Mr Saleh’s trajectory reflected that of many ordinary Syrians who joined the armed uprising against Mr Assad’s rule. He was a married merchant who took part in peaceful demonstrations that began in March 2011. After a violent crackdown by security forces, Syria’s conflict became an armed uprising and Mr Saleh turned to guns. He founded the Tawhid – or Monotheism – Brigade some ten days before rebels overran and seized parts of Aleppo, Mr al-Halaby said.
A video uploaded to social media networks in 2012 shows Mr Saleh speaking as a bomb or shell hits near a building in Aleppo, causing him to briefly flinch.

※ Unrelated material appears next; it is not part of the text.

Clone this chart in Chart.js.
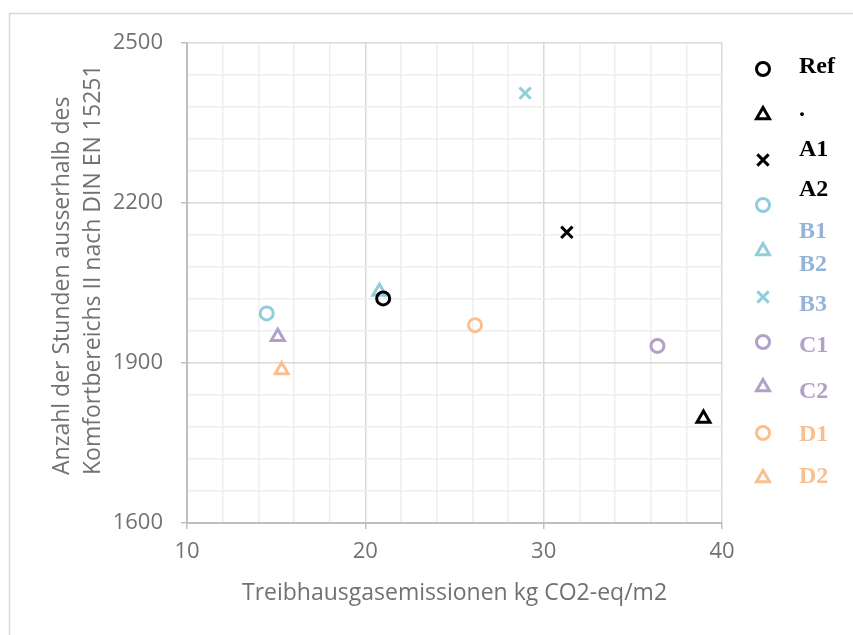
<!DOCTYPE html>
<html>
<head>
<meta charset="utf-8">
<script src="https://cdn.jsdelivr.net/npm/chart.js@4.4.1/dist/chart.umd.min.js"></script>
<style>
    body { margin: 0; background: #ffffff; }
    canvas { display: block; }
</style>
</head>
<body>
<canvas id="chart" width="853" height="635"></canvas>
<script>
// series (one point each), in legend order
const seriesNames = ['Ref', 'A1', 'A2', 'B1', 'B2', 'B3', 'C1', 'C2', 'D1', 'D2'];
const xValues = [21.0, 38.96, 31.3, 14.47, 20.79, 28.96, 36.38, 15.09, 26.15, 15.31];
const yValues = [2021, 1796, 2145, 1993, 2034, 2406, 1932, 1949, 1971, 1887];
const pointStyles = ['circle', 'triangle', 'crossRot', 'circle', 'triangle', 'crossRot', 'circle', 'triangle', 'circle', 'triangle'];
const seriesColors = ['#000000', '#000000', '#000000', '#92cddc', '#92cddc', '#92cddc', '#b1a0c7', '#b1a0c7', '#fabf8f', '#fabf8f'];

// legend texts (as shown in the original, not aligned with markers)
const legendLabels = ['Ref', '.', 'A1', 'A2', 'B1', 'B2', 'B3', 'C1', 'C2', 'D1', 'D2'];
const legendLabelColors = ['#000000', '#000000', '#000000', '#000000', '#95b3d7', '#95b3d7', '#95b3d7', '#b1a0c7', '#b1a0c7', '#fabf8f', '#fabf8f'];

const xTitle = 'Treibhausgasemissionen kg CO2-eq/m2';
const yTitle = ['Anzahl der Stunden ausserhalb des', 'Komfortbereichs II nach DIN EN 15251'];

const textGray = '#757070';
const tickFont = { family: 'Open Sans', size: 22 };
const titleFont = { family: 'Open Sans', size: 23 };

function radiusFor(style)
{
    if (style == 'circle') return 6.5;
    if (style == 'triangle') return 7.5;
    return 8;
}

let datasets = seriesNames.map(function(name, i) {
    return {
        label: name,
        data: [{x: xValues[i], y: yValues[i]}],
        pointStyle: pointStyles[i],
        pointRadius: radiusFor(pointStyles[i]),
        pointHoverRadius: radiusFor(pointStyles[i]),
        pointBorderWidth: 3,
        pointBorderColor: seriesColors[i],
        pointBackgroundColor: 'rgba(0,0,0,0)',
        showLine: false
    };
});

// frame lines, y title and the custom legend
const decorPlugin = {
    id: 'decor',
    beforeDraw(chart)
    {
        let ctx = chart.ctx;
        ctx.save();
        ctx.strokeStyle = '#d9d9d9';
        ctx.lineWidth = 1.5;
        ctx.beginPath();
        ctx.moveTo(9.5, 635);
        ctx.lineTo(9.5, 13.5);
        ctx.lineTo(853, 13.5);
        ctx.stroke();
        ctx.restore();
    },
    afterDraw(chart)
    {
        let ctx = chart.ctx;
        ctx.save();

        // y axis title, two lines starting at the bottom
        ctx.fillStyle = textGray;
        ctx.font = titleFont.size + 'px "Open Sans"';
        ctx.textAlign = 'left';
        ctx.textBaseline = 'middle';
        let titleX = [62, 93];
        yTitle.forEach(function(line, i) {
            ctx.save();
            ctx.translate(titleX[i], 475);
            ctx.rotate(-Math.PI / 2);
            ctx.fillText(line, 0, 0);
            ctx.restore();
        });

        // legend markers
        let markerY = [69, 115, 160, 205, 251, 297, 342, 387, 433, 478];
        chart.data.datasets.forEach(function(ds, i) {
            let opts = {
                pointStyle: ds.pointStyle,
                radius: ds.pointRadius,
                rotation: 0,
                borderWidth: ds.pointBorderWidth
            };
            ctx.strokeStyle = ds.pointBorderColor;
            ctx.fillStyle = 'rgba(0,0,0,0)';
            ctx.lineWidth = ds.pointBorderWidth;
            Chart.helpers.drawPoint(ctx, opts, 763, markerY[i]);
        });

        // legend texts
        let labelY = [67, 110, 150, 190, 232, 265, 305, 346, 392, 435, 477];
        ctx.font = 'bold 24px "Liberation Serif"';
        ctx.textAlign = 'left';
        ctx.textBaseline = 'middle';
        legendLabels.forEach(function(text, i) {
            ctx.fillStyle = legendLabelColors[i];
            ctx.fillText(text, 799, labelY[i]);
        });

        ctx.restore();
    }
};

new Chart(document.getElementById('chart').getContext('2d'), {
    type: 'scatter',
    data: { datasets: datasets },
    plugins: [decorPlugin],
    options: {
        responsive: false,
        animation: false,
        devicePixelRatio: 1,
        layout: { padding: { top: 43, right: 131, left: 0, bottom: 0 } },
        plugins: {
            legend: { display: false },
            tooltip: { enabled: false }
        },
        scales: {
            x: {
                type: 'linear',
                min: 10,
                max: 40,
                afterFit: function(scale) { scale.height = 112; },
                border: { color: '#bfbfbf', width: 2 },
                grid: {
                    lineWidth: 1.5,
                    tickLength: 6,
                    color: function(c) { return c.tick && c.tick.value % 10 === 0 ? '#d9d9d9' : '#eeeeee'; },
                    tickColor: function(c) { return c.tick && c.tick.value % 10 === 0 ? '#bfbfbf' : 'rgba(0,0,0,0)'; }
                },
                ticks: {
                    stepSize: 2,
                    autoSkip: false,
                    maxRotation: 0,
                    padding: 10,
                    color: textGray,
                    font: tickFont,
                    callback: function(v) { return v % 10 === 0 ? String(v) : ''; }
                },
                title: {
                    display: true,
                    text: xTitle,
                    color: textGray,
                    font: titleFont,
                    padding: { top: 0, bottom: 28 }
                }
            },
            y: {
                type: 'linear',
                min: 1600,
                max: 2500,
                afterFit: function(scale) { scale.width = 187; },
                border: { color: '#bfbfbf', width: 2 },
                grid: {
                    lineWidth: 1.5,
                    tickLength: 6,
                    color: function(c) { return c.tick && (c.tick.value - 1600) % 300 === 0 ? '#d9d9d9' : '#eeeeee'; },
                    tickColor: function(c) { return c.tick && (c.tick.value - 1600) % 300 === 0 ? '#bfbfbf' : 'rgba(0,0,0,0)'; }
                },
                ticks: {
                    stepSize: 60,
                    autoSkip: false,
                    padding: 18,
                    color: textGray,
                    font: tickFont,
                    callback: function(v) { return (v - 1600) % 300 === 0 ? String(v) : ''; }
                }
            }
        }
    }
});
</script>
</body>
</html>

His comrades call on him to rush inside for protection, but he stands outside, saying: “Nobody dies until God gives him his life, and his date of death.”
In an interview with the Opposition Orient Television from a battlefield in eastern Aleppo last week, Mr Saleh said: “We will not let Iran and Hezbollah advance except on our dead bodies.”
His death was the latest setback for the rebels.
Elsewhere in Syria, they are on the defensive in a high-stakes battle for Qalamoun, a mountainous area that stretches north of the Syrian capital along the Lebanese border.
It appears to be part of a long-anticipated government offensive aimed at cutting supply routes to rebel-held areas around Damascus, and cementing Assad’s hold on a key corridor from the capital to the coast.
The fighting has centred around the town of Qara lying on the main road leading from Damascus to the central city of Homs.
Anti-government activists said clashes were still ongoing yesterday, with Syrian forces firing rockets toward the town.